My colleagues in the Biology department tell me that diversity is important for the survival of a species. This is because we cannot always assume that the world will not change, or that characteristics that are advantageous today will also be advantageous tomorrow. This particularly applies to academia, which is changing rapidly with the advent of on-line courses and different delivery systems. In the midst of this evolution, we don’t know what skills will be necessary in the future, and which will not be. To dismiss a subset of people as not being suited for this evolving world is to limit ourselves to the way things are in the present, without regard for how different the future might be. Perhaps the university of the future will be especially suited for people with the kind of skills that are currently classified as “disabilities.”
I also want to point out that, with the help of health insurance (that started four days before the tumor was diagnosed) and an excellent hospital, I was able to recover from the run-in with a brain tumor, and, despite needing to take some anti-seizure medicine, live a very typical life (I have not gotten lost in my own home anytime since.) Although I was clearly not going to earn tenure at that first job, I found another job that in many ways is more suited for me. Also, as some in the discussion have alluded to, the status of being “disabled” is a very fluid one, one that can change from day to day. Many of us who think of ourselves as being healthy (as I did, all through grad school, as a tumor the size of an orange grew in my head) are only a thin line away from being in the ranks of the disabled, while those who are disabled (as I was, for quite some time as I recovered) are capable of someday being very productive.

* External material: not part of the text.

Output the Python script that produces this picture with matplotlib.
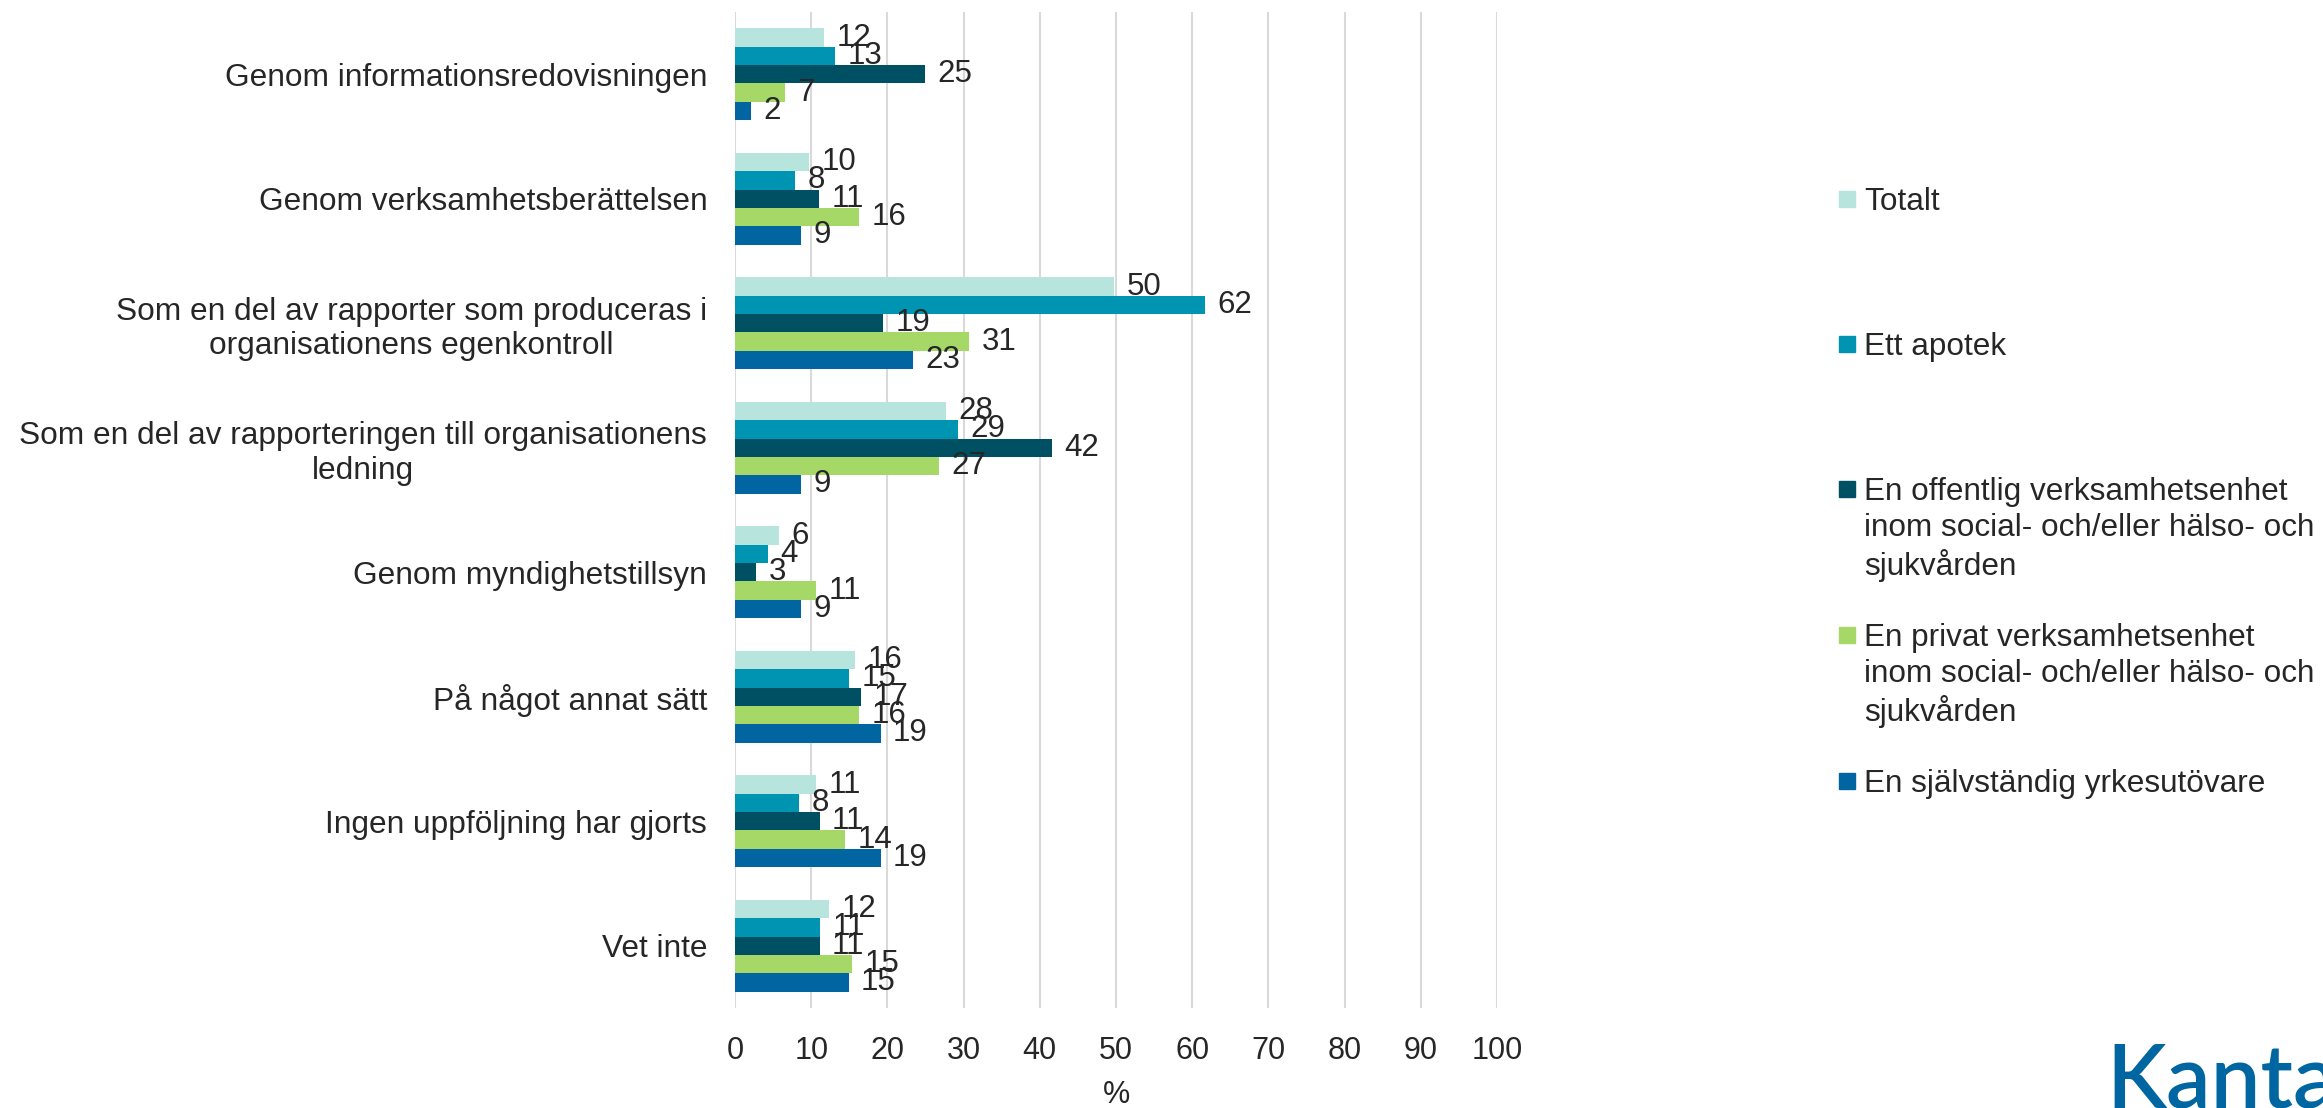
import numpy as np
import matplotlib.pyplot as plt
from matplotlib.patches import Rectangle
from matplotlib.ticker import MultipleLocator

plt.rcParams['font.family'] = ['Liberation Sans', 'DejaVu Sans']

categories = [
    "Genom informationsredovisningen",
    "Genom verksamhetsberättelsen",
    "Som en del av rapporter som produceras i\norganisationens egenkontroll",
    "Som en del av rapporteringen till organisationens\nledning",
    "Genom myndighetstillsyn",
    "På något annat sätt",
    "Ingen uppföljning har gjorts",
    "Vet inte",
]
series_names = [
    "Totalt",
    "Ett apotek",
    "En offentlig verksamhetsenhet\ninom social- och/eller hälso- och\nsjukvården",
    "En privat verksamhetsenhet\ninom social- och/eller hälso- och\nsjukvården",
    "En självständig yrkesutövare",
]
totalt = [11.7, 9.7, 49.8, 27.7, 5.8, 15.7, 10.6, 12.3]
apotek = [13.1, 7.9, 61.7, 29.2, 4.3, 15.0, 8.4, 11.2]
offentlig = [24.9, 11.0, 19.4, 41.6, 2.8, 16.6, 11.1, 11.1]
privat = [6.6, 16.3, 30.7, 26.8, 10.6, 16.3, 14.4, 15.4]
sjalv = [2.1, 8.6, 23.4, 8.6, 8.6, 19.1, 19.1, 14.9]
colors = ["#B7E4DC", "#0094B3", "#005064", "#A5D867", "#0065A0"]

W, H = 2323, 1108
txt = "#262626"
fig = plt.figure(figsize=(W / 100, H / 100), dpi=100)
ax = fig.add_axes([735 / W, 1 - 1008 / H, (1497 - 735) / W, (1008 - 12) / H])

y = np.arange(len(categories))
h = 0.147
for j, vals in enumerate([totalt, apotek, offentlig, privat, sjalv]):
    pos = y + (j - 2) * h
    ax.barh(pos, vals, height=h, color=colors[j], zorder=2)
    for p, v in zip(pos, vals):
        ax.annotate(f"{v:.0f}", xy=(v, p), xytext=(9, 0), textcoords='offset points',
                    va='center', ha='left', fontsize=22.5, color=txt, zorder=3)

ax.set_xlim(0, 100)
ax.set_ylim(len(categories) - 0.5, -0.5)
ax.xaxis.set_major_locator(MultipleLocator(10))
ax.set_yticks(y)
ax.set_yticklabels(categories, fontsize=22.8, color=txt)
for lbl in ax.get_yticklabels():
    lbl.set_multialignment('center')
ax.tick_params(axis='both', length=0)
ax.tick_params(axis='y', pad=20)
ax.tick_params(axis='x', pad=20, labelsize=22, labelcolor=txt)
ax.set_xlabel('%', fontsize=22, color=txt, labelpad=10.5)
for s in ax.spines.values():
    s.set_visible(False)
ax.grid(axis='x', color='#D9D9D9', linewidth=1.5, zorder=0)
ax.set_axisbelow(True)

# legend, drawn by hand so the markers sit on the first line
leg_y = [198.7, 344, 489, 635, 781]
for name, c, yy in zip(series_names, colors, leg_y):
    fig.add_artist(Rectangle((1839 / W, 1 - (yy + 8) / H), 16 / W, 16 / H,
                             transform=fig.transFigure, color=c))
    fig.text(1864 / W, 1 - (yy - 12) / H, name, fontsize=22.7, color=txt,
             va='top', ha='left', linespacing=1.25)

fig.text(2106 / W, 1 - 1107 / H, "Kantar", fontsize=64, color="#0066A1",
         family=['Lato', 'DejaVu Sans'], fontweight='semibold',
         va='baseline', ha='left')

fig.savefig('out.png', dpi=100)
plt.close(fig)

I recall one theology professor from college saying something along the lines of “it is the nature of the beast not to make it.” In the end, we will all be disabled, in some way, and in the end, there will be a final disability that will draw our lives to a close. When thought of that way, the line between (healthy) “us” and (disabled) ”them” is only a temporary one, and not worthy of much thought. What IS worthy of thought, however, is the question of how academia can create a just world for all its stakeholders, students as well as faculty, administrators and staff, where we can all productively pursue the goal of uncovering and passing on knowledge.
And what kind of world should that be? I propose that, in the tradition of the philosopher Rawls, it is a world that we would like to see our children grow up in, without knowing, ahead of time, just who they will be or what we will discover their particular giftedness to be.